2. Represents the allocation of the total consideration in the Scripps
Transaction to deferred charges ($887.8 million), principally to
franchise acquisition costs and subscriber lists. The purchase price
allocation is subject to adjustment upon receipt by the Company of an
independent appraisal of Scripps Cable.
3. Represents the elimination of cash and certain liabilities which
were not acquired or assumed by the Company in the Scripps Transaction
pursuant to the terms of the Merger Agreement (primarily income taxes
payable, accruals for lawsuits and related settlements and amounts
payable by Scripps Cable to E.W. Scripps) ($351.9 million in total).
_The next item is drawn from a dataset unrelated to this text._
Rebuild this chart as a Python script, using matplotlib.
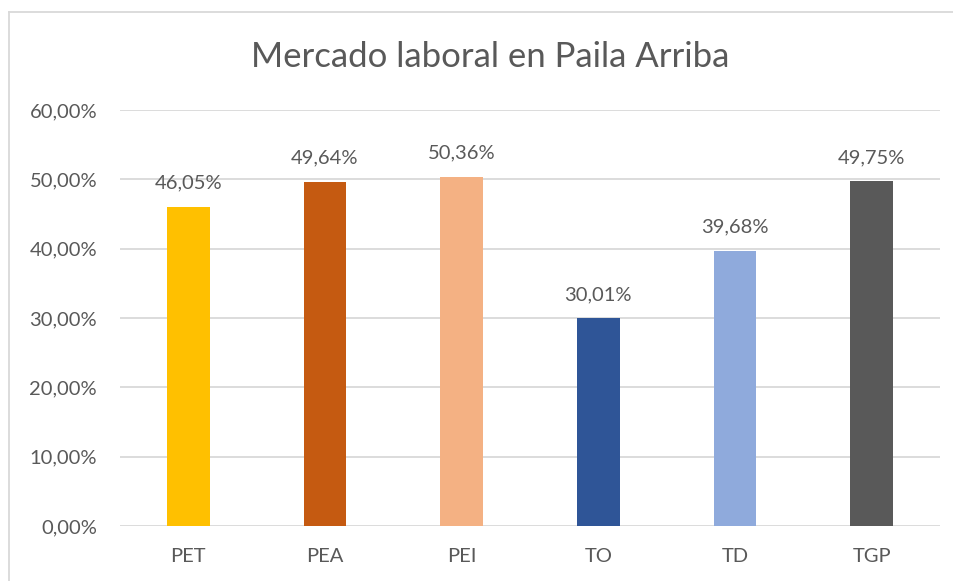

4. Represents the par value of the Class A Special Common Stock
issued by the Company for Scripps Cable ($93.0 million) and the
related additional capital ($1.459 billion), based on the
93.049 million shares issued in the Scripps Transaction valued at
$1.552 billion (based on the average closing price of the Class A
Special Common Stock for the period from November 11, 1996 to
November 15, 1996).
5. Represents the elimination of Scripps Cable's historical equity.
6. Represents goodwill and deferred income taxes resulting from
differences in the book and tax bases of the assets of Scripps Cable
arising from the acquisition ($494.5 million).
The following adjustments and elimination entries have been made to the
unaudited pro forma condensed consolidated statements of operations to
reflect the Scripps Transaction:
7. Represents the elimination of commissions paid by QVC to Scripps
Cable.
8. Represents additional depreciation and amortization
expense resulting from the increased fair value of the assets
acquired in excess of their historical book values and amortization
of goodwill arising from the acquisition, offset, in part, by the
elimination of Scripps Cable's historical goodwill amortization.
Depreciation expense is based on a weighted average property and
equipment life of approximately 10 years. Property and equipment of
Scripps Cable principally consists of operating facilities, which
is typically depreciated over a period of 12 years by the Company.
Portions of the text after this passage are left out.